* STATED EXERCISE:
Check every line of the entries below for the word "code", and copy the ones that have it.

* EXTRACTED DATA:
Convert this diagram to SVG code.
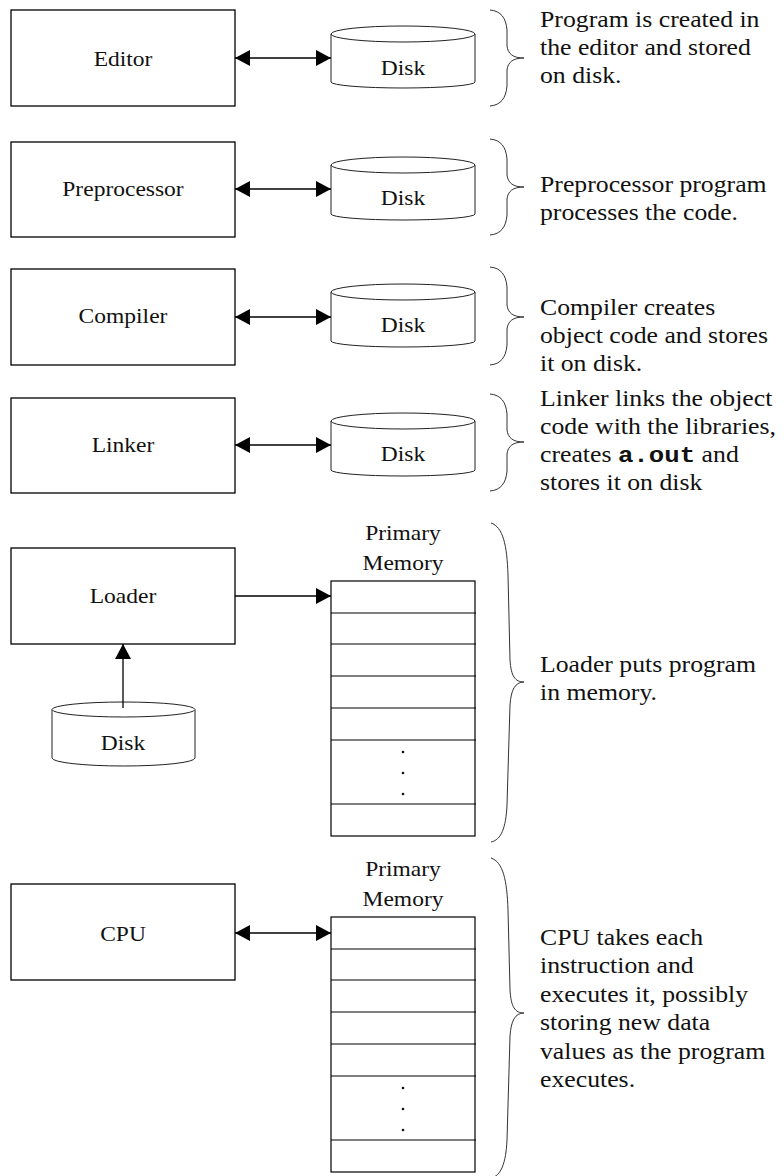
<svg xmlns="http://www.w3.org/2000/svg" width="784" height="1176" viewBox="0 0 784 1176">
  <style>
    .box { fill: #fff; stroke: #000; stroke-width: 1.3; }
    .cyl { fill: #fff; stroke: #222; stroke-width: 1; }
    .row { fill: none; stroke: #000; stroke-width: 1.2; }
    .conn { fill: none; stroke: #000; stroke-width: 1.3; }
    .brace { fill: none; stroke: #333; stroke-width: 1; }
    .label { font-family: "Liberation Serif", "Times New Roman", serif; font-size: 21px; text-anchor: middle; fill: #111; }
    .note { font-family: "Liberation Serif", "Times New Roman", serif; font-size: 23px; fill: #111; }
    .mono { font-family: "Liberation Mono", "Courier New", monospace; font-weight: bold; }
  </style>
  <defs>
    <marker id="head" viewBox="0 0 15 16" refX="15" refY="8" markerWidth="15" markerHeight="16" markerUnits="userSpaceOnUse" orient="auto-start-reverse">
      <path d="M0,0 L15,8 L0,16 Z" fill="#000"/>
    </marker>
  </defs>

  <!-- Stage 1: editor -->
  <g id="editor">
    <rect class="box" x="11" y="10" width="224" height="96"/>
    <text class="label" transform="translate(123 66) scale(1.12 1)">Editor</text>
  </g>
  <g id="disk-editor">
    <path class="cyl" d="M331,34 L331,82 A72,6 0 0 0 475,82 L475,34"/>
    <ellipse class="cyl" cx="403" cy="34" rx="72" ry="8"/>
    <text class="label" transform="translate(403 75) scale(1.12 1)">Disk</text>
  </g>

  <!-- Stage 2: preprocessor -->
  <g id="preprocessor">
    <rect class="box" x="11" y="142" width="224" height="95"/>
    <text class="label" transform="translate(123 196) scale(1.12 1)">Preprocessor</text>
  </g>
  <g id="disk-preprocessor">
    <path class="cyl" d="M331,165 L331,214 A72,6 0 0 0 475,214 L475,165"/>
    <ellipse class="cyl" cx="403" cy="165" rx="72" ry="8"/>
    <text class="label" transform="translate(403 205) scale(1.12 1)">Disk</text>
  </g>

  <!-- Stage 3: compiler -->
  <g id="compiler">
    <rect class="box" x="11" y="269" width="224" height="96"/>
    <text class="label" transform="translate(123 323) scale(1.12 1)">Compiler</text>
  </g>
  <g id="disk-compiler">
    <path class="cyl" d="M331,292 L331,341 A72,6 0 0 0 475,341 L475,292"/>
    <ellipse class="cyl" cx="403" cy="292" rx="72" ry="8"/>
    <text class="label" transform="translate(403 332) scale(1.12 1)">Disk</text>
  </g>

  <!-- Stage 4: linker -->
  <g id="linker">
    <rect class="box" x="11" y="398" width="224" height="95"/>
    <text class="label" transform="translate(123 452) scale(1.12 1)">Linker</text>
  </g>
  <g id="disk-linker">
    <path class="cyl" d="M331,421 L331,470 A72,6 0 0 0 475,470 L475,421"/>
    <ellipse class="cyl" cx="403" cy="421" rx="72" ry="8"/>
    <text class="label" transform="translate(403 461) scale(1.12 1)">Disk</text>
  </g>

  <!-- Stage 5: loader -->
  <g id="loader">
    <rect class="box" x="11" y="548" width="224" height="96"/>
    <text class="label" transform="translate(123 603) scale(1.12 1)">Loader</text>
  </g>
  <g id="disk-loader">
    <path class="cyl" d="M52,709.5 L52,758 A71.5,8 0 0 0 195,758 L195,709.5"/>
    <ellipse class="cyl" cx="123.5" cy="709.5" rx="71.5" ry="7.5"/>
    <text class="label" transform="translate(123 750) scale(1.12 1)">Disk</text>
  </g>
  <g id="memory-loader">
    <text class="label" transform="translate(403 540) scale(1.12 1)">Primary</text>
    <text class="label" transform="translate(403 570) scale(1.12 1)">Memory</text>
    <rect class="row" x="331" y="581" width="144" height="255"/>
    <path class="row" d="M331,613 H476 M331,644 H476 M331,676 H476 M331,708 H476 M331,740 H476 M331,804 H476"/>
    <circle cx="403" cy="752" r="1.3" fill="#111"/>
    <circle cx="403" cy="773" r="1.3" fill="#111"/>
    <circle cx="403" cy="794" r="1.3" fill="#111"/>
  </g>

  <!-- Stage 6: execution -->
  <g id="cpu">
    <rect class="box" x="11" y="884" width="224" height="96"/>
    <text class="label" transform="translate(123 941) scale(1.12 1)">CPU</text>
  </g>
  <g id="memory-cpu">
    <text class="label" transform="translate(403 876) scale(1.12 1)">Primary</text>
    <text class="label" transform="translate(403 906) scale(1.12 1)">Memory</text>
    <rect class="row" x="331" y="917" width="144" height="255"/>
    <path class="row" d="M331,949 H476 M331,980 H476 M331,1012 H476 M331,1044 H476 M331,1076 H476 M331,1140 H476"/>
    <circle cx="403" cy="1088" r="1.3" fill="#111"/>
    <circle cx="403" cy="1109" r="1.3" fill="#111"/>
    <circle cx="403" cy="1130" r="1.3" fill="#111"/>
  </g>

  <!-- Connectors -->
  <g id="connectors">
    <line class="conn" x1="235" y1="58" x2="331" y2="58" marker-start="url(#head)" marker-end="url(#head)"/>
    <line class="conn" x1="235" y1="189" x2="331" y2="189" marker-start="url(#head)" marker-end="url(#head)"/>
    <line class="conn" x1="235" y1="317" x2="331" y2="317" marker-start="url(#head)" marker-end="url(#head)"/>
    <line class="conn" x1="235" y1="445" x2="331" y2="445" marker-start="url(#head)" marker-end="url(#head)"/>
    <line class="conn" x1="235" y1="596" x2="331" y2="596" marker-end="url(#head)"/>
    <line class="conn" x1="123" y1="708" x2="123" y2="644" marker-end="url(#head)"/>
    <line class="conn" x1="235" y1="933" x2="331" y2="933" marker-start="url(#head)" marker-end="url(#head)"/>
  </g>

  <!-- Annotations: braces with descriptions -->
  <g id="note-editor">
    <path class="brace" d="M490,10 C501,11 506,18 507,30 L507,46 C508,54 513,58 524,58 C513,58 508,62 507,70 L507,86 C506,98 501,105 490,106"/>
    <text class="note" transform="translate(540 27) scale(1.12 1)">
      <tspan x="0" y="0">Program is created in</tspan>
      <tspan x="0" y="28">the editor and stored</tspan>
      <tspan x="0" y="56">on disk.</tspan>
    </text>
  </g>
  <g id="note-preprocessor">
    <path class="brace" d="M490,139 C501,140 506,147 507,159 L507,175 C508,183 513,187 524,187 C513,187 508,191 507,199 L507,215 C506,227 501,234 490,235"/>
    <text class="note" transform="translate(540 192) scale(1.12 1)">
      <tspan x="0" y="0">Preprocessor program</tspan>
      <tspan x="0" y="28">processes the code.</tspan>
    </text>
  </g>
  <g id="note-compiler">
    <path class="brace" d="M490,267 C501,268 506,275 507,287 L507,305 C508,313 513,317 524,317 C513,317 508,321 507,329 L507,345 C506,357 501,364 490,365"/>
    <text class="note" transform="translate(540 315) scale(1.12 1)">
      <tspan x="0" y="0">Compiler creates</tspan>
      <tspan x="0" y="28">object code and stores</tspan>
      <tspan x="0" y="56">it on disk.</tspan>
    </text>
  </g>
  <g id="note-linker">
    <path class="brace" d="M490,394 C501,395 506,402 507,414 L507,430 C508,438 513,442 524,442 C513,442 508,446 507,454 L507,471 C506,483 501,490 490,491"/>
    <text class="note" transform="translate(540 406) scale(1.12 1)">
      <tspan x="0" y="0">Linker links the object</tspan>
      <tspan x="0" y="28">code with the libraries,</tspan>
      <tspan x="0" y="56">creates <tspan class="mono">a.out</tspan> and</tspan>
      <tspan x="0" y="84">stores it on disk</tspan>
    </text>
  </g>
  <g id="note-loader">
    <path class="brace" d="M491,523 C503,527 507,545 508,575 L510,660 C511,676 515,682 524,682 C515,682 511,690 510,705 L507,805 C506,828 501,840 491,842"/>
    <text class="note" transform="translate(540 672) scale(1.12 1)">
      <tspan x="0" y="0">Loader puts program</tspan>
      <tspan x="0" y="28">in memory.</tspan>
    </text>
  </g>
  <g id="note-cpu">
    <path class="brace" d="M491,858 C503,862 507,880 508,910 L510,990 C511,1007 515,1013 524,1013 C515,1013 511,1021 510,1036 L507,1140 C506,1163 501,1176 491,1178"/>
    <text class="note" transform="translate(540 945) scale(1.12 1)">
      <tspan x="0" y="0">CPU takes each</tspan>
      <tspan x="0" y="28.4">instruction and</tspan>
      <tspan x="0" y="56.8">executes it, possibly</tspan>
      <tspan x="0" y="85.2">storing new data</tspan>
      <tspan x="0" y="113.6">values as the program</tspan>
      <tspan x="0" y="142">executes.</tspan>
    </text>
  </g>
</svg>
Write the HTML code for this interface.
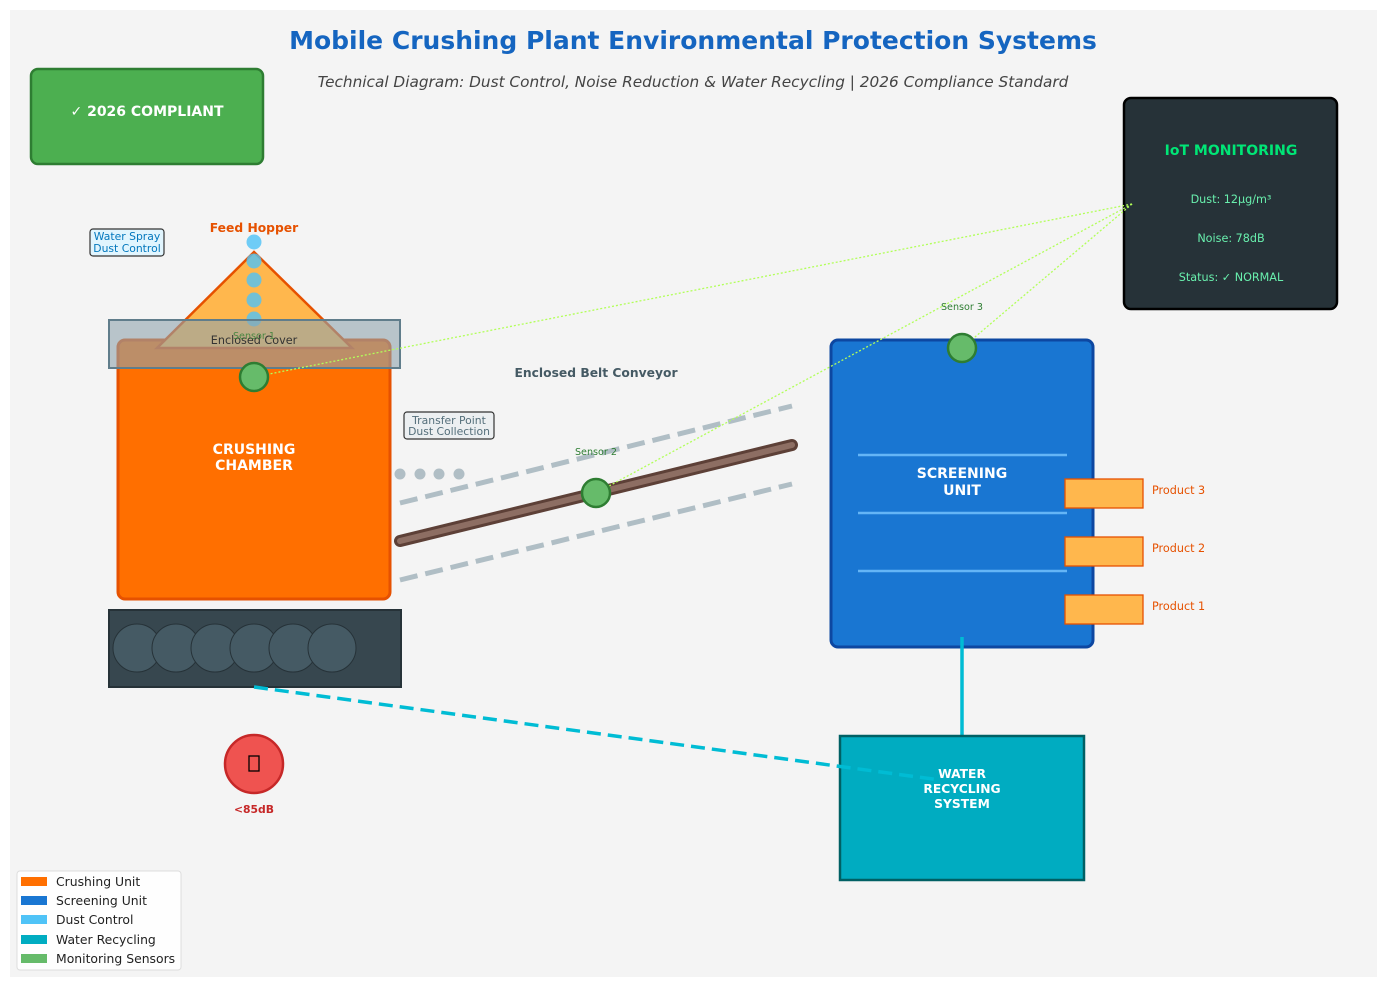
<!DOCTYPE html>
<html><head><meta charset="utf-8"><style>
html,body{margin:0;padding:0;background:#fff;}
svg{display:block;font-family:"DejaVu Sans","Liberation Sans",sans-serif;}
</style></head><body>
<svg width="1387" height="987" viewBox="0 0 1387 987" xmlns="http://www.w3.org/2000/svg">
<rect x="0" y="0" width="1387" height="987" fill="#fff"/>
<rect x="10" y="10" width="1367" height="967" fill="#f4f4f4"/>
<text x="693" y="49" text-anchor="middle" font-size="25" font-weight="bold" fill="#1565c0">Mobile Crushing Plant Environmental Protection Systems</text>
<text x="693" y="87" text-anchor="middle" font-size="15.3" font-style="italic" fill="#444">Technical Diagram: Dust Control, Noise Reduction &amp; Water Recycling | 2026 Compliance Standard</text>
<rect x="31" y="69" width="232" height="95" rx="7" fill="#4caf50" stroke="#2e7d32" stroke-width="2.5"/>
<text x="147" y="116" text-anchor="middle" font-size="14" font-weight="bold" fill="#fff">✓ 2026 COMPLIANT</text>
<rect x="1124" y="98" width="213" height="211" rx="7" fill="#263238" stroke="#000" stroke-width="2.5"/>
<text x="1231" y="155" text-anchor="middle" font-size="14" font-weight="bold" fill="#00e676">IoT MONITORING</text>
<text x="1231" y="203" text-anchor="middle" font-size="11.2" fill="#69f0ae">Dust: 12μg/m³</text>
<text x="1231" y="242" text-anchor="middle" font-size="11.2" fill="#69f0ae">Noise: 78dB</text>
<text x="1231" y="281" text-anchor="middle" font-size="11.2" fill="#69f0ae">Status: ✓ NORMAL</text>
<rect x="118" y="340" width="272" height="259" rx="7" fill="#ff6f00" stroke="#e65100" stroke-width="3"/>
<text x="254" y="454" text-anchor="middle" font-size="14" font-weight="bold" fill="#fff">CRUSHING</text>
<text x="254" y="470" text-anchor="middle" font-size="14" font-weight="bold" fill="#fff">CHAMBER</text>
<polygon points="254,252 157,348 352,348" fill="#ffb74d" stroke="#e65100" stroke-width="2.5"/>
<text x="254" y="232" text-anchor="middle" font-size="12.3" font-weight="bold" fill="#e65100">Feed Hopper</text>
<g fill="#4fc3f7" opacity="0.8"><circle cx="254" cy="242" r="7.5"/><circle cx="254" cy="261" r="7.5"/><circle cx="254" cy="280" r="7.5"/><circle cx="254" cy="300" r="7.5"/><circle cx="254" cy="319" r="7.5"/></g>
<rect x="109" y="320" width="291" height="48" fill="#90a4ae" fill-opacity="0.6" stroke="#607d8b" stroke-width="2"/>
<text x="254" y="344" text-anchor="middle" font-size="11.2" fill="#333">Enclosed Cover</text>
<text x="254" y="339" text-anchor="middle" font-size="9.6" fill="#2e7d32" opacity="0.8">Sensor 1</text>
<rect x="90" y="229" width="74" height="27" rx="3" fill="#e1f5fe" stroke="#333" stroke-width="1.2"/>
<text x="127" y="240" text-anchor="middle" font-size="10.8" fill="#0277bd">Water Spray</text>
<text x="127" y="252" text-anchor="middle" font-size="10.8" fill="#0277bd">Dust Control</text>
<rect x="404" y="412" width="90" height="27" rx="3" fill="#eceff1" stroke="#333" stroke-width="1.2"/>
<text x="449" y="424" text-anchor="middle" font-size="10.8" fill="#546e7a">Transfer Point</text>
<text x="449" y="435" text-anchor="middle" font-size="10.8" fill="#546e7a">Dust Collection</text>
<g fill="#b0bec5"><circle cx="400" cy="474" r="5.5"/><circle cx="420" cy="474" r="5.5"/><circle cx="439" cy="474" r="5.5"/><circle cx="459" cy="474" r="5.5"/></g>
<rect x="109" y="610" width="292" height="77" fill="#37474f" stroke="#263238" stroke-width="2"/>
<g fill="#455a64" stroke="#263238" stroke-width="1"><circle cx="137" cy="648" r="24"/><circle cx="176" cy="648" r="24"/><circle cx="215" cy="648" r="24"/><circle cx="254" cy="648" r="24"/><circle cx="293" cy="648" r="24"/><circle cx="332" cy="648" r="24"/></g>
<circle cx="254" cy="764" r="29" fill="#ef5350" stroke="#c62828" stroke-width="2.5"/>
<rect x="249" y="756" width="10" height="15" fill="none" stroke="#000" stroke-width="1.3"/>
<text x="254" y="813" text-anchor="middle" font-size="10.8" font-weight="bold" fill="#c62828">&lt;85dB</text>
<line x1="400" y1="503" x2="792" y2="406" stroke="#b0bec5" stroke-width="5" stroke-dasharray="18,8"/>
<line x1="400" y1="580" x2="792" y2="484" stroke="#b0bec5" stroke-width="5" stroke-dasharray="18,8"/>
<line x1="400" y1="541" x2="792" y2="445" stroke="#5d4037" stroke-width="12" stroke-linecap="round"/>
<line x1="400" y1="541" x2="792" y2="445" stroke="#8d6e63" stroke-width="6" stroke-linecap="round"/>
<text x="596" y="377" text-anchor="middle" font-size="12.3" font-weight="bold" fill="#455a64">Enclosed Belt Conveyor</text>
<rect x="831" y="340" width="262" height="307" rx="7" fill="#1976d2" stroke="#0d47a1" stroke-width="3"/>
<g stroke="#64b5f6" stroke-width="2.5"><line x1="858" y1="455" x2="1067" y2="455"/><line x1="858" y1="513" x2="1067" y2="513"/><line x1="858" y1="571" x2="1067" y2="571"/></g>
<text x="962" y="478" text-anchor="middle" font-size="14" font-weight="bold" fill="#fff">SCREENING</text>
<text x="962" y="495" text-anchor="middle" font-size="14" font-weight="bold" fill="#fff">UNIT</text>
<g fill="#ffb74d" stroke="#e65100" stroke-width="1.3"><rect x="1065" y="479" width="78" height="29"/><rect x="1065" y="537" width="78" height="29"/><rect x="1065" y="595" width="78" height="29"/></g>
<g font-size="11.2" fill="#e65100"><text x="1152" y="494">Product 3</text><text x="1152" y="552">Product 2</text><text x="1152" y="610">Product 1</text></g>
<line x1="962" y1="637" x2="962" y2="737" stroke="#00bcd4" stroke-width="3.5"/>
<rect x="840" y="736" width="244" height="144" fill="#00acc1" stroke="#006064" stroke-width="2.5"/>
<text x="962" y="778" text-anchor="middle" font-size="12.3" font-weight="bold" fill="#fff">WATER</text>
<text x="962" y="793" text-anchor="middle" font-size="12.3" font-weight="bold" fill="#fff">RECYCLING</text>
<text x="962" y="808" text-anchor="middle" font-size="12.3" font-weight="bold" fill="#fff">SYSTEM</text>
<line x1="254" y1="687" x2="940" y2="780" stroke="#00bcd4" stroke-width="3.5" stroke-dasharray="14,7"/>
<g stroke="#b2ff59" stroke-width="1.3" stroke-dasharray="2,2"><line x1="1132" y1="204" x2="254" y2="377"/><line x1="1132" y1="204" x2="596" y2="493"/><line x1="1132" y1="204" x2="962" y2="348"/></g>
<g fill="#66bb6a" stroke="#2e7d32" stroke-width="2.5"><circle cx="254" cy="377" r="14"/><circle cx="596" cy="493" r="14"/><circle cx="962" cy="348" r="14"/></g>
<text x="596" y="455" text-anchor="middle" font-size="9.6" fill="#2e7d32">Sensor 2</text>
<text x="962" y="310" text-anchor="middle" font-size="9.6" fill="#2e7d32">Sensor 3</text>
<rect x="17" y="871" width="164" height="99" rx="3" fill="#fff" fill-opacity="0.85" stroke="#ddd" stroke-width="1"/>
<rect x="21" y="877" width="26" height="9" fill="#ff6f00"/><text x="56" y="886" font-size="12.4" fill="#222">Crushing Unit</text>
<rect x="21" y="896" width="26" height="9" fill="#1976d2"/><text x="56" y="905" font-size="12.4" fill="#222">Screening Unit</text>
<rect x="21" y="915" width="26" height="9" fill="#4fc3f7"/><text x="56" y="924" font-size="12.4" fill="#222">Dust Control</text>
<rect x="21" y="935" width="26" height="9" fill="#00acc1"/><text x="56" y="944" font-size="12.4" fill="#222">Water Recycling</text>
<rect x="21" y="954" width="26" height="9" fill="#66bb6a"/><text x="56" y="963" font-size="12.4" fill="#222">Monitoring Sensors</text>
</svg>
</body></html>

* TASK RESULT:
Convert this diagram to SVG code.
      <tspan x="0" y="28">processes the code.</tspan>
      <tspan x="0" y="28">object code and stores</tspan>
      <tspan x="0" y="28">code with the libraries,</tspan>
Write the HTML code for this interface.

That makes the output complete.